The neutron electric dipole moment (nEDM) experiment at the Spallation Neutron Source (nEDM@SNS) will utilize polarized ³He and ultra-cold neutrons (UCN) in a pair of measurement cells filled with superfluid ⁴He to place a new limit on the nEDM down to 2-3x10^-28 e·cm. Any deviations in the expected precession frequency of the ³He or UCN need to be understood from simulations to the nanohertz level to support the experimental precision goals. This necessitates large-scale datasets, ∼50 million particles each, to validate theory models within the experimental apparatus. Generating these datasets motivated the development of high-performance parallel integration routines that leverage graphics processing units (GPUs). A discussion of the adaptation of spin-integration to GPUs will be presented along with a quaternion-based spin integration algorithm optimized for the free-precession mode of the nEDM@SNS experiment.   

Speeding up spin dressing calculations for the nEDM@SNS experiment with Magnus integrators

The neutron electric dipole moment experiment at the Spallation Neutron Source (nEDM@SNS) will measure the nEDM by observing the spin-dependent rate of scintillation light produced by neutrons captured on helium-3 within a superfluid helium bath. In the critical dressing mode of this experiment, an oscillating magnetic field will dress the gyromagnetic ratios of neutrons and helium-3 to the same effective value, which will increase sensitivity to the nEDM by improving the signal-to-noise ratio. However, simulating the critical dressing mode is challenging with conventional numerical integration techniques, as the dressing field is both large in magnitude and rapidly varying. This, combined with the requirement that nEDM@SNS simulations be precise at the nanohertz level, leads to prohibitively expensive Monte Carlo simulations using traditional techniques. These simulations can be accelerated using the Magnus expansion to express the propagator over each time step as a product of one or more matrix exponentials. We compare this approach to conventional numerical integration schemes such as DOP853 and find that for certain problems Magnus integration can achieve similar accuracy results with longer step sizes and fewer function evaluations. We additionally investigate techniques to numerically integrate the pseudomagnetic field effect, which couples the helium-3 and neutron spins.   
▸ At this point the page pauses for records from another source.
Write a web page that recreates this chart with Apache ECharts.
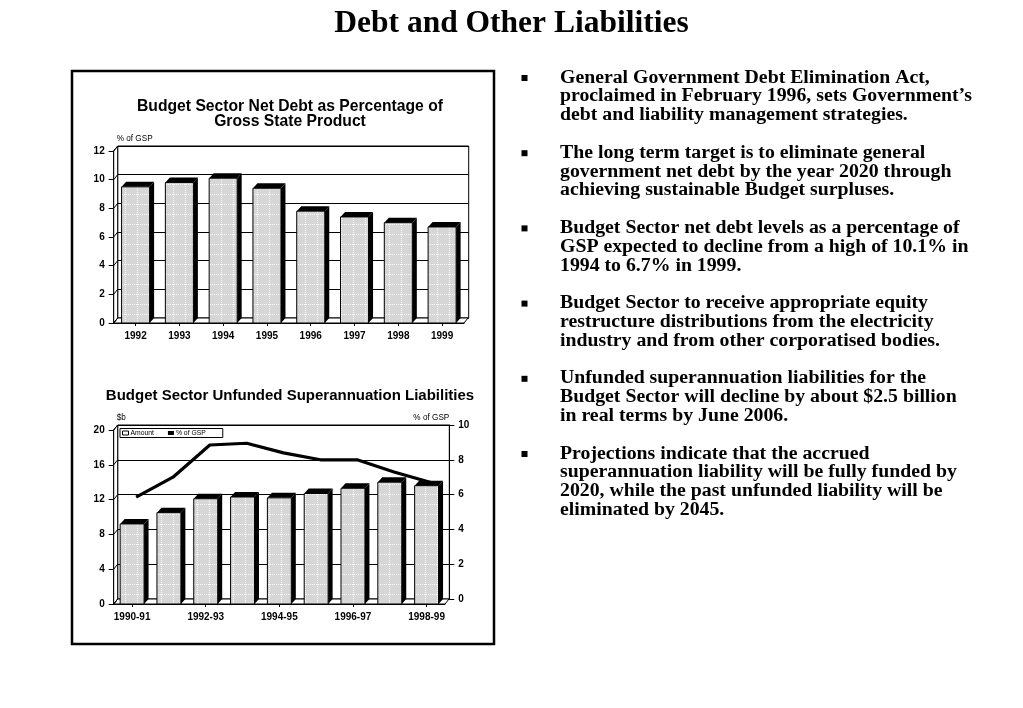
<!DOCTYPE html>
<html><head><meta charset="utf-8">
<script src="https://cdn.jsdelivr.net/npm/echarts@6/dist/echarts.min.js"></script>
<style>html,body{margin:0;padding:0;background:#fff}#c{width:1023px;height:708px}</style>
</head><body><div id="c"></div>
<script>
// ---- data ----
const debtYears = ['1992','1993','1994','1995','1996','1997','1998','1999'];
const debtPctGsp = [9.5, 9.8, 10.1, 9.4, 7.8, 7.4, 7.0, 6.7];
const debtTicks = [0, 2, 4, 6, 8, 10, 12];

const superYears = ['1990-91','1991-92','1992-93','1993-94','1994-95','1995-96','1996-97','1997-98','1998-99'];
const superAmount = [9.2, 10.5, 12.1, 12.3, 12.2, 12.7, 13.3, 14.0, 13.6];
const superPctGsp = [5.85, 7.0, 8.85, 8.95, 8.4, 8.0, 8.0, 7.3, 6.7];
const superTicks = [0, 4, 8, 12, 16, 20];

const bulletParas = [
  ['General Government Debt Elimination Act,', 'proclaimed in February 1996, sets Government\u2019s', 'debt and liability management strategies.'],
  ['The long term target is to eliminate general', 'government net debt by the year 2020 through', 'achieving sustainable Budget surpluses.'],
  ['Budget Sector net debt levels as a percentage of', 'GSP expected to decline from a high of 10.1% in', '1994 to 6.7% in 1999.'],
  ['Budget Sector to receive appropriate equity', 'restructure distributions from the electricity', 'industry and from other corporatised bodies.'],
  ['Unfunded superannuation liabilities for the', 'Budget Sector will decline by about $2.5 billion', 'in real terms by June 2006.'],
  ['Projections indicate that the accrued', 'superannuation liability will be fully funded by', '2020, while the past unfunded liability will be', 'eliminated by 2045.']
];

// ---- helpers ----
function makePattern() {
  const c = document.createElement('canvas');
  c.width = 12; c.height = 10;
  const g = c.getContext('2d');
  g.fillStyle = '#d6d6d6'; g.fillRect(0, 0, 12, 10);
  g.fillStyle = 'rgba(255,255,255,0.85)';
  for (let y = 0; y < 10; y += 2) g.fillRect(5, y, 1, 1);
  for (let x = 0; x < 12; x += 2) g.fillRect(x, 4, 1, 1);
  return c;
}
const pattern = { image: makePattern(), repeat: 'repeat' };

function bar3d(ratio, dx, dy) {
  return function (params, api) {
    const cat = api.value(0), v = api.value(1);
    const top = api.coord([cat, v]);
    const base = api.coord([cat, 0]);
    const band = api.size([1, 0])[0];
    const w = band * ratio;
    const x = top[0] - w / 2, yT = top[1], yB = base[1];
    return {
      type: 'group',
      children: [
        { type: 'polygon', shape: { points: [[x + w, yT], [x + w + dx, yT + dy], [x + w + dx, yB + dy], [x + w, yB]] }, style: { fill: '#000' } },
        { type: 'polygon', shape: { points: [[x, yT], [x + dx, yT + dy], [x + w + dx, yT + dy], [x + w, yT]] }, style: { fill: '#000' } },
        { type: 'rect', shape: { x: x, y: yT, width: w, height: yB - yT }, style: { fill: pattern, stroke: '#000', lineWidth: 1 } }
      ]
    };
  };
}

function frame3d(nCats, ticks, dx, dy) {
  return function (params, api) {
    const band = api.size([1, 0])[0];
    const p0 = api.coord([0, 0]);
    const pn = api.coord([nCats - 1, 0]);
    const x0 = p0[0] - band / 2, x1 = pn[0] + band / 2, yb = p0[1];
    const yt = api.coord([0, ticks[ticks.length - 1]])[1];
    const children = [
      { type: 'polygon', shape: { points: [[x0, yb], [x1, yb], [x1 + dx, yb + dy], [x0 + dx, yb + dy]] }, style: { fill: '#fff', stroke: '#000', lineWidth: 1 } },
      { type: 'polygon', shape: { points: [[x0, yb], [x0, yt], [x0 + dx, yt + dy], [x0 + dx, yb + dy]] }, style: { fill: '#fff', stroke: '#000', lineWidth: 1 } }
    ];
    ticks.forEach(function (t) {
      const y = api.coord([0, t])[1];
      children.push({ type: 'line', shape: { x1: x0, y1: y, x2: x0 + dx, y2: y + dy }, style: { stroke: '#000', lineWidth: 1 } });
    });
    return { type: 'group', children: children };
  };
}

const tickFont = { color: '#000', fontFamily: 'Liberation Sans, Arial', fontWeight: 'bold', fontSize: 10 };
const blackLine = { show: true, lineStyle: { color: '#000', width: 1 } };

const chart = echarts.init(document.getElementById('c'), null, { renderer: 'canvas' });

const graphics = [
  { type: 'text', left: 'center', top: 8, style: { text: 'Debt and Other Liabilities', font: 'bold 31.5px "Liberation Serif", "Times New Roman", serif', fill: '#000' } },
  { type: 'rect', shape: { x: 72, y: 71, width: 422, height: 573 }, style: { fill: 'none', stroke: '#000', lineWidth: 2.5 } }
];
let lineIdx = 0;
const LH = 18.8, firstCenter = 77.5;
bulletParas.forEach(function (para) {
  const cy = firstCenter + lineIdx * LH;
  graphics.push({ type: 'rect', shape: { x: 521.5, y: cy - 2.5, width: 6, height: 6 }, style: { fill: '#000' } });
  graphics.push({ type: 'text', x: 560, y: cy - LH / 2, style: { text: para.join('\n'), font: 'bold 19.8px "Liberation Serif", "Times New Roman", serif', lineHeight: LH, fill: '#000', verticalAlign: 'top' } });
  lineIdx += para.length + 1;
});

const option = {
  animation: false,
  backgroundColor: '#fff',
  title: [
    { text: 'Budget Sector Net Debt as Percentage of\nGross State Product', left: 285, top: 93.5, textAlign: 'center',
      textStyle: { fontFamily: 'Liberation Sans, Arial', fontWeight: 'bold', fontSize: 15.7, lineHeight: 15.5, color: '#000' } },
    { text: 'Budget Sector Unfunded Superannuation Liabilities', left: 285, top: 383.5, textAlign: 'center',
      textStyle: { fontFamily: 'Liberation Sans, Arial', fontWeight: 'bold', fontSize: 15, color: '#000' } }
  ],
  legend: {
    left: 120, top: 428.5, orient: 'horizontal',
    padding: [1, 17, 1, 2], itemGap: 14, itemWidth: 6, itemHeight: 4,
    backgroundColor: '#fff', borderColor: '#000', borderWidth: 1, borderRadius: 0,
    textStyle: { fontFamily: 'Liberation Sans, Arial', fontSize: 6.8, color: '#000', padding: [0, 0, 0, -3] },
    data: [
      { name: 'Amount', icon: 'rect', itemStyle: { color: '#fff', borderColor: '#000', borderWidth: 1 } },
      { name: '% of GSP', icon: 'rect', itemStyle: { color: '#000' } }
    ]
  },
  graphic: graphics,
  grid: [
    { left: 113.7, right: 1023 - 464, top: 151, bottom: 708 - 323 },
    { left: 117.7, right: 1023 - 468.7, top: 146, bottom: 708 - 318, show: true, borderColor: '#000', borderWidth: 1, backgroundColor: 'transparent' },
    { left: 113.7, right: 1023 - 445, top: 430, bottom: 708 - 604 },
    { left: 117.7, right: 1023 - 449.3, top: 425, bottom: 708 - 599, show: true, borderColor: '#000', borderWidth: 1, backgroundColor: 'transparent' }
  ],
  xAxis: [
    { gridIndex: 0, type: 'category', data: debtYears, axisLine: blackLine,
      axisTick: { show: true, alignWithLabel: true, length: 3, lineStyle: { color: '#000' } },
      axisLabel: Object.assign({ margin: 8 }, tickFont), splitLine: { show: false } },
    { gridIndex: 1, type: 'category', data: debtYears, axisLine: { show: false }, axisTick: { show: false }, axisLabel: { show: false }, splitLine: { show: false } },
    { gridIndex: 2, type: 'category', data: superYears, axisLine: blackLine,
      axisTick: { show: true, alignWithLabel: true, interval: 1, length: 3, lineStyle: { color: '#000' } },
      axisLabel: Object.assign({ margin: 8, interval: 1 }, tickFont), splitLine: { show: false } },
    { gridIndex: 3, type: 'category', data: superYears, axisLine: { show: false }, axisTick: { show: false }, axisLabel: { show: false }, splitLine: { show: false } }
  ],
  yAxis: [
    { gridIndex: 0, type: 'value', min: 0, max: 12, interval: 2, axisLine: blackLine,
      axisTick: { show: true, length: 5, lineStyle: { color: '#000' } },
      axisLabel: Object.assign({ margin: 9 }, tickFont), splitLine: { show: false },
      name: '% of GSP', nameLocation: 'end', nameGap: 8,
      nameTextStyle: { fontFamily: 'Liberation Sans, Arial', fontSize: 8.2, color: '#000', align: 'left', padding: [0, 0, 0, 3] } },
    { gridIndex: 1, type: 'value', min: 0, max: 12, interval: 2, axisLine: { show: false }, axisTick: { show: false }, axisLabel: { show: false },
      splitLine: { show: true, lineStyle: { color: '#000', width: 1 } } },
    { gridIndex: 2, type: 'value', min: 0, max: 20, interval: 4, axisLine: blackLine,
      axisTick: { show: true, length: 5, lineStyle: { color: '#000' } },
      axisLabel: Object.assign({ margin: 9 }, tickFont), splitLine: { show: false },
      name: '$b', nameLocation: 'end', nameGap: 8,
      nameTextStyle: { fontFamily: 'Liberation Sans, Arial', fontSize: 8.2, color: '#000', align: 'left', padding: [0, 0, 0, 3] } },
    { gridIndex: 3, type: 'value', min: 0, max: 20, interval: 4, axisLine: { show: false }, axisTick: { show: false }, axisLabel: { show: false },
      splitLine: { show: true, lineStyle: { color: '#000', width: 1 } } },
    { gridIndex: 3, type: 'value', position: 'right', min: 0, max: 10, interval: 2, axisLine: blackLine,
      axisTick: { show: true, length: 5, lineStyle: { color: '#000' } },
      axisLabel: Object.assign({ margin: 9 }, tickFont), splitLine: { show: false },
      name: '% of GSP', nameLocation: 'end', nameGap: 3,
      nameTextStyle: { fontFamily: 'Liberation Sans, Arial', fontSize: 8.2, color: '#000', align: 'right', padding: [0, 0, 0, 0] } }
  ],
  series: [
    { name: 'frameTop', type: 'custom', xAxisIndex: 0, yAxisIndex: 0, z: 1, clip: false, silent: true,
      renderItem: frame3d(debtYears.length, debtTicks, 4, -5), data: [[0, 0]] },
    { name: 'Net debt % of GSP', type: 'custom', xAxisIndex: 0, yAxisIndex: 0, z: 3, clip: false,
      encode: { x: 0, y: 1 },
      renderItem: bar3d(0.64, 4.5, -5), data: debtPctGsp.map(function (v, i) { return [i, v]; }) },
    { name: 'frameBottom', type: 'custom', xAxisIndex: 2, yAxisIndex: 2, z: 1, clip: false, silent: true,
      renderItem: frame3d(superYears.length, superTicks, 4, -5), data: [[0, 0]] },
    { name: 'Amount', type: 'custom', xAxisIndex: 2, yAxisIndex: 2, z: 3, clip: false,
      encode: { x: 0, y: 1 },
      renderItem: bar3d(0.65, 4.5, -5), data: superAmount.map(function (v, i) { return [i, v]; }) },
    { name: '% of GSP', type: 'line', xAxisIndex: 3, yAxisIndex: 4, z: 4, data: superPctGsp,
      showSymbol: false, symbol: 'none', lineStyle: { color: '#000', width: 3.2 }, itemStyle: { color: '#000' } }
  ]
};
chart.setOption(option);
</script>
</body></html>
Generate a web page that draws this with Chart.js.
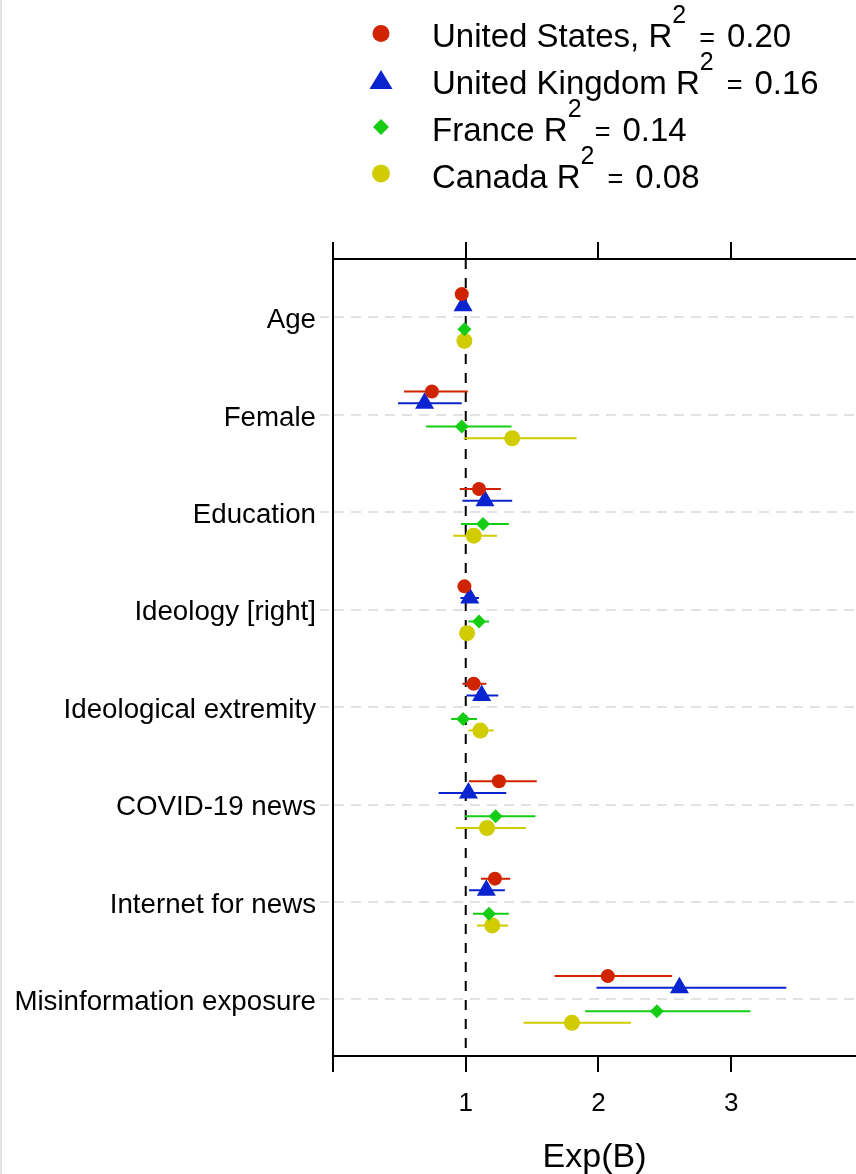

neutron lifetime anomaly and test of mirror neutron oscillations

The neutron lifetime puzzle has been an evolving and complicated issue since high precision lifetime measurements began in the late 1980s. Probably the most notably anomaly is the 1% discrepancy between two sets of high precision measurements via the so-called "beam" and "bottle" approaches. Also related is the puzzle about the CKM unitarity. One of the possible explanations for such puzzles is from the newly proposed mirror matter model via ordinary-mirror neutron oscillations. Here we propose a set of feasible laboratory experiments to test concrete unique predictions of the mirror oscillation model, including measurement of neutron lifetime anomalies in narrow magnetic traps or under super-strong magnetic fields, and detection of unexpectedly large branching fractions of invisible decays of long-lived neutral hadrons. Their impact and implication on new physics beyond the Standard Model will be discussed.